Saturday, February 25, 2012

Response to Conversation with a Journalist

Date: Fri, 24 Feb 2012 00:27:25 +0800
Subject: Re: [MCOBA:109091] Conversation with a Journalist
Salam, Bro Zahid, can you elaborate on what the journalist asked you to elaborate?

A clash between Muslim Consumer's Association and AIBIM, the Association of Islamic Banks. AIBIM Press Statement attached. The excessive profits charge by the Muslim Consumers Association here

 My comments is to a London based Islamic Finance publication. Coming out next week I believe.

The key issue I see in a dual banking system, is that Islamic banking benchmarks returns on investment based on the returns of a conventional banking system.

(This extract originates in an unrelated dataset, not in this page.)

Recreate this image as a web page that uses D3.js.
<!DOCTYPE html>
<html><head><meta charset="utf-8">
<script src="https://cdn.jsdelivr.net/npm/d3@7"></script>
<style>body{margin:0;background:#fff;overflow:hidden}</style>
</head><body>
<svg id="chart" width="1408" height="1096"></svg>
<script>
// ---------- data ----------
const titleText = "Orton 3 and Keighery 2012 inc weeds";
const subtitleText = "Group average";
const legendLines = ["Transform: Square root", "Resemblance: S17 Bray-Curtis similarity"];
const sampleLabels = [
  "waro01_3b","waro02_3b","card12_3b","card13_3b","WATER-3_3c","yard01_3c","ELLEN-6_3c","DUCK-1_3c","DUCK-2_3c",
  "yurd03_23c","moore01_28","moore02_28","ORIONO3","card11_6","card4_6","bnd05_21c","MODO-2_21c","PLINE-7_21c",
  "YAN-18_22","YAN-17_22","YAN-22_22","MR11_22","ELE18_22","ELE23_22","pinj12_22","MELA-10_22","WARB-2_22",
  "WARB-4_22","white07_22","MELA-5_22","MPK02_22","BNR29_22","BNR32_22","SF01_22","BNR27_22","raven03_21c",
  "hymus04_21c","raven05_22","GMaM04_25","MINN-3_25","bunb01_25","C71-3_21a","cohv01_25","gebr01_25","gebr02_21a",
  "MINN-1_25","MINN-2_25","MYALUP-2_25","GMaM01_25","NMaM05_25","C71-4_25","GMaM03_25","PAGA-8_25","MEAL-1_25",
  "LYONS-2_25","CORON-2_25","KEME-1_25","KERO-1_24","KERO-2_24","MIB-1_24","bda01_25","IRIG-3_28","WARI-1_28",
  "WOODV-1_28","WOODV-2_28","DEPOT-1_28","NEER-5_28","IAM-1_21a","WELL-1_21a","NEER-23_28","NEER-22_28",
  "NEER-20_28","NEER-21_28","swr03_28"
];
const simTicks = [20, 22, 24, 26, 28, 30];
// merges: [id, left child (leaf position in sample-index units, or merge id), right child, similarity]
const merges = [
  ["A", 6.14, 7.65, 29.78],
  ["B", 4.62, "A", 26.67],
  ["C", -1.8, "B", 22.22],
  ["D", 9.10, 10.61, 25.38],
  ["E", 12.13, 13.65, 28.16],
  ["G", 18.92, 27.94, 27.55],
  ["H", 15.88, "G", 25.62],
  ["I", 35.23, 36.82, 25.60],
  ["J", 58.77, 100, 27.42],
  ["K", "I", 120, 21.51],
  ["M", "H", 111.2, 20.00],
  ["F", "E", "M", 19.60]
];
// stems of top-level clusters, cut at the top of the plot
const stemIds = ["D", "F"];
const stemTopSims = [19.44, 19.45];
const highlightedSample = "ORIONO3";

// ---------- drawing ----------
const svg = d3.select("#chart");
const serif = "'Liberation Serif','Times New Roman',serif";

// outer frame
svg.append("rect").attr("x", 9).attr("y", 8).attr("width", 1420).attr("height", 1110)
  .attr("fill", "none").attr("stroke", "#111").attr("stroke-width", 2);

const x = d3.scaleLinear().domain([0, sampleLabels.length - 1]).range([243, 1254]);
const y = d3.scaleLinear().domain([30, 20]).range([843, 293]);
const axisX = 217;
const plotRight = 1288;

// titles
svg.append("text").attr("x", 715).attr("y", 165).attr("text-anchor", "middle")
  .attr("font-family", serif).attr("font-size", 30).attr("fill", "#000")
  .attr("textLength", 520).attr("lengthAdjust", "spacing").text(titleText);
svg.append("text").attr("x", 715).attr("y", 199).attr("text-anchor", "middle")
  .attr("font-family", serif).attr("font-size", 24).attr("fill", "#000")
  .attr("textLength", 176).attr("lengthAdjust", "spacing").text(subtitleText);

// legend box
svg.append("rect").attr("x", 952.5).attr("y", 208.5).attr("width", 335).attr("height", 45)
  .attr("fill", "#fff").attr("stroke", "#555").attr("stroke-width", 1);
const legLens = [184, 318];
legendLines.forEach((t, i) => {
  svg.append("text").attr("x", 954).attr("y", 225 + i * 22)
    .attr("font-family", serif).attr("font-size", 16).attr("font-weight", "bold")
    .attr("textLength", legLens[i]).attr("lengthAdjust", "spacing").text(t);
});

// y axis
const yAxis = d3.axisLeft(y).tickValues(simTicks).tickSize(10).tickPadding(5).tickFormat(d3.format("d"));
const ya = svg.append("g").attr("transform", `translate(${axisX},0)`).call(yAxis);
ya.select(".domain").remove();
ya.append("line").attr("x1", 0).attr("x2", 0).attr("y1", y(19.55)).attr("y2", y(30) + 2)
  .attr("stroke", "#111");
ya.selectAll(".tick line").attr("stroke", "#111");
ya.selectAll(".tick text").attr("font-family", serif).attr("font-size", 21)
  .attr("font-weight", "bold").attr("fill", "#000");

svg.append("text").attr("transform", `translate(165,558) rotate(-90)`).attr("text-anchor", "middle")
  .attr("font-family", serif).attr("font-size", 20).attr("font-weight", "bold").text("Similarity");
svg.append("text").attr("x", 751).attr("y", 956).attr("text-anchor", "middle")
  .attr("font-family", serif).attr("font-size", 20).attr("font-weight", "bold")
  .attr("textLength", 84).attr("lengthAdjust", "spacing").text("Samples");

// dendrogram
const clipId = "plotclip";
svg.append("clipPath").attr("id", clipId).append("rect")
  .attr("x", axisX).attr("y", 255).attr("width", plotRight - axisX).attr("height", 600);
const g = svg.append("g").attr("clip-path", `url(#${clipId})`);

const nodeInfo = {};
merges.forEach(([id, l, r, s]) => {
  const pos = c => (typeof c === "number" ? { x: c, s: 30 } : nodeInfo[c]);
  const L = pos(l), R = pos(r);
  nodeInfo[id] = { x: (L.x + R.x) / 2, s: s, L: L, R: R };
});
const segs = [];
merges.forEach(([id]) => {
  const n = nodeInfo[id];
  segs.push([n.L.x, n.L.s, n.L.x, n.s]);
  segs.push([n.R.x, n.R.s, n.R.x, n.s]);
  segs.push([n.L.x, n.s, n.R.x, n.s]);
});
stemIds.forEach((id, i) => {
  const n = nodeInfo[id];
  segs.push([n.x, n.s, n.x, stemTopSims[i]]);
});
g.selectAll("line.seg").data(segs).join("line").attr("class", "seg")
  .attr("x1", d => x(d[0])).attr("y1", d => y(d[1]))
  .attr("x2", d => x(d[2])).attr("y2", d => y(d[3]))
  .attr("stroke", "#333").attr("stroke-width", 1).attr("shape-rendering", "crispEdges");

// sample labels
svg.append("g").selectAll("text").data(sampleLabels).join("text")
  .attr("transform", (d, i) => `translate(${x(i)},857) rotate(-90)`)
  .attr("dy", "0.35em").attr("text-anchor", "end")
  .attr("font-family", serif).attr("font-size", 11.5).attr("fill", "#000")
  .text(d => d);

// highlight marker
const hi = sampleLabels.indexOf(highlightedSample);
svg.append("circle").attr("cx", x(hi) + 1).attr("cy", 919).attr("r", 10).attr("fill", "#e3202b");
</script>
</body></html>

I agree that Islamic financial institutions are businesses, and that profit making is necessary. But benchmarking what 'poor' or 'good' returns are, both from the consumers and bankers point of views, based on the conventional system surely defeats the purpose of Islamic financing? On what basis, for example, does xxx bank Islamic financing justifies a premium of RM1million on a RM400,000 house loan that I'm taking now? Yes, the tenure is for 30 years, but still, that looks far too excessive to me. Will the value of my house really reach that price?

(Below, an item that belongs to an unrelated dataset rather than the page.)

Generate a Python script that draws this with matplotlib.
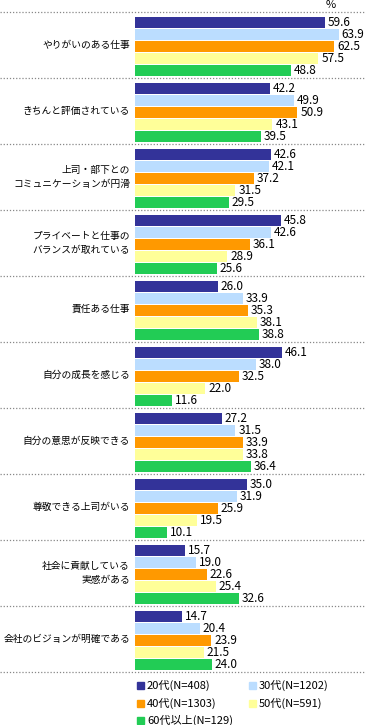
import numpy as np
import matplotlib.pyplot as plt
import matplotlib.transforms as mtransforms
from matplotlib.patches import Rectangle

plt.rcParams['font.family'] = ['Noto Sans CJK JP', 'DejaVu Sans']

# データ
categories = ['やりがいのある仕事', 'きちんと評価されている', '上司・部下との\nコミュニケーションが円滑',
              'プライベートと仕事の\nバランスが取れている', '責任ある仕事', '自分の成長を感じる',
              '自分の意思が反映できる', '尊敬できる上司がいる', '社会に貢献している\n実感がある',
              '会社のビジョンが明確である']
series_names = ['20代(N=408)', '30代(N=1202)', '40代(N=1303)', '50代(N=591)', '60代以上(N=129)']
v20 = [59.6, 42.2, 42.6, 45.8, 26.0, 46.1, 27.2, 35.0, 15.7, 14.7]
v30 = [63.9, 49.9, 42.1, 42.6, 33.9, 38.0, 31.5, 31.9, 19.0, 20.4]
v40 = [62.5, 50.9, 37.2, 36.1, 35.3, 32.5, 33.9, 25.9, 22.6, 23.9]
v50 = [57.5, 43.1, 31.5, 28.9, 38.1, 22.0, 33.8, 19.5, 25.4, 21.5]
v60 = [48.8, 39.5, 29.5, 25.6, 38.8, 11.6, 36.4, 10.1, 32.6, 24.0]
series = [v20, v30, v40, v50, v60]
colors = ['#333399', '#BBDDFF', '#FF9900', '#FFFF99', '#22CC55']

W, H = 365, 725
fig = plt.figure(figsize=(W / 100, H / 100), dpi=100)
# 描画エリア（ピクセル指定）
left, right, top, bottom = 135, 365, 12, 672
ax = fig.add_axes([left / W, (H - bottom) / H, (right - left) / W, (bottom - top) / H])

n = len(categories)
ax.set_xlim(0, (right - left) / 3.19)
ax.set_ylim(n, 0)

grp = (bottom - top) / n
bar_h = 11.3 / grp
for k, (vals, c) in enumerate(zip(series, colors)):
    y = np.arange(n) + (10.5 + 12 * k) / grp
    ax.barh(y, vals, height=bar_h, color=c, edgecolor='none')
    for yi, v in zip(y, vals):
        ax.text(v + 0.9, yi, f'{v:.1f}', va='center', ha='left', fontsize=8.5, color='black')

# 区切り線（図の左端から右端まで）
trans = mtransforms.blended_transform_factory(fig.transFigure, ax.transData)
for i in range(n + 1):
    ax.plot([0, 1], [i, i], transform=trans, color='#888888', linestyle=(0, (1, 1.5)),
            linewidth=0.9, clip_on=False)

# カテゴリ名
for i, cat in enumerate(categories):
    fig.text(130 / W, 1 - (top + grp * (i + 0.5)) / H, cat, ha='right', va='center',
             fontsize=7, linespacing=1.6)

fig.text(331 / W, 1 - 5 / H, '%', ha='center', va='center', fontsize=8)

ax.axis('off')

# 凡例
leg_pos = [(137, 685), (249, 685), (137, 703), (249, 703), (137, 720)]
for (lx, ly), name, c in zip(leg_pos, series_names, colors):
    fig.patches.append(Rectangle(((lx) / W, 1 - (ly + 3.5) / H), 7 / W, 7 / H,
                                 transform=fig.transFigure, color=c, figure=fig))
    fig.text((lx + 10) / W, 1 - ly / H, name, ha='left', va='center', fontsize=8)

plt.savefig('out.png', dpi=100)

Yes I see your point Islamic banks should earn less profit being Islamic in nature. Issue here is the KPI set by the owners of Islamic banks. We need to tackle the owners before the operatives can change.

'Re-engineering' of riba based financing just to make it halal without removing all the negative impacts of riba', I just don't see any difference and benefits of having so called Islamic financing, as it is the negative impacts of riba' that makes it haram.

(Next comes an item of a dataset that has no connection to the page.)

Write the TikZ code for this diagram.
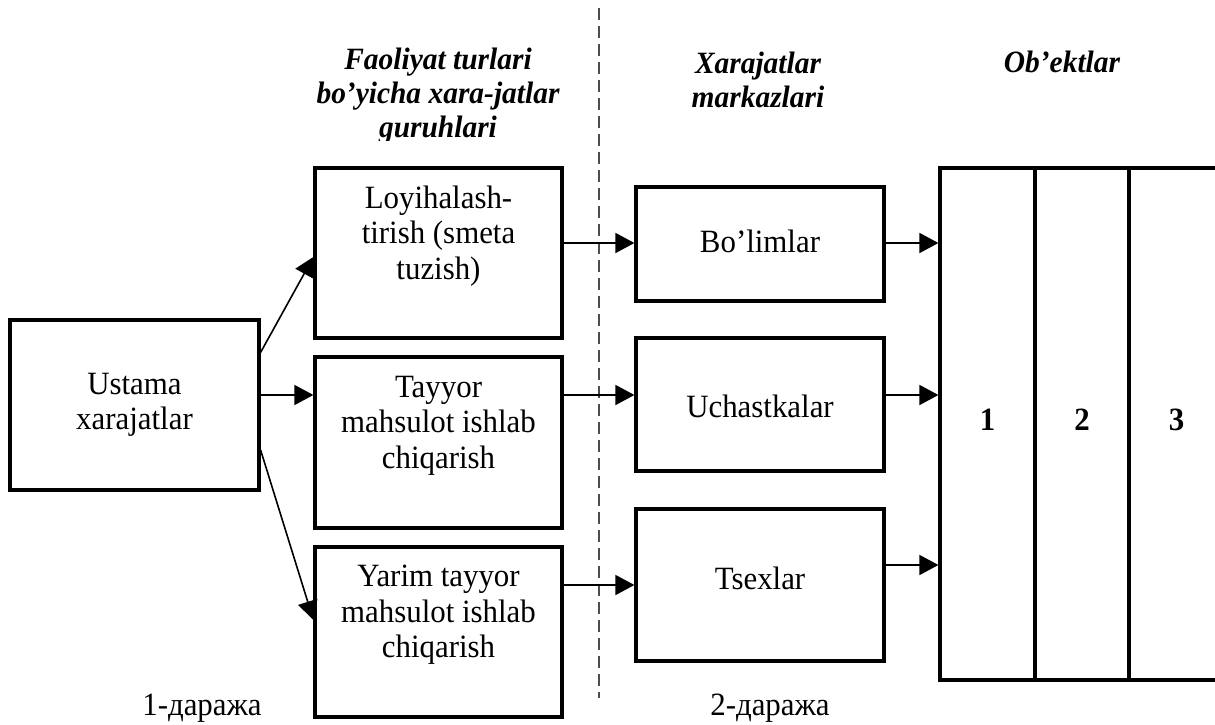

Absolutely spot on. Currently many Islamic banks especially the newer ones wants Islamic Finance products that carry the same risk and rewards profile as conventional products. That is why there is a great movement now to push them to be more equity in nature. ie focus more on Mudarabah and Musharakah than just debt based products.

If Islamic bankers see the opportunity costs of providing Islamic financing as the returns gained from conventional financing, and as such benchmarks it accordingly, then surely there's no use for them to be in Islamic financing in the first place? Are Islamic bankers only going into the Islamic finance industry to exploit the 1billion Muslims in the world who are trying their level best to search for god's blessing?

The owners bro, the owners., Change the owners and change the mindset and we will see a difference. The Operatives is also a problem if they are shallow in the knowledge of requirements of Shariah.

You mentioned the importance of achieving Maqasid Shariah. Without a decoupled system, this can never be achieved. Key to having a decoupled system is to have a paradigm shift against excessive return levels from conventional systems and to identify the real opportunity costs, from an Islamic standpoint.

Make riba haram to Muslims will be a start. But we need knowledge, understanding and commitment on the part of those who can make decisions.

Can we try to put a dollar value on the importance of achieving Maqasid Shariah? How much financially worse, collectively, shall society be, without achieving the shariah objectives in our financial institutions? Surely this needs to be included when identifying the opportunity costs.

Tough question bro. How much financially worse off will a Muslim be if he ignores the obligation of going to Haj, of doing his daily prayers, of saum in Ramadhan etc. Nothing beats education. we need to relook Islamic education in schools. Make it deeper going beyond recitals and fardhul 'ain

Looking forward to your feedback on this matter, thanks.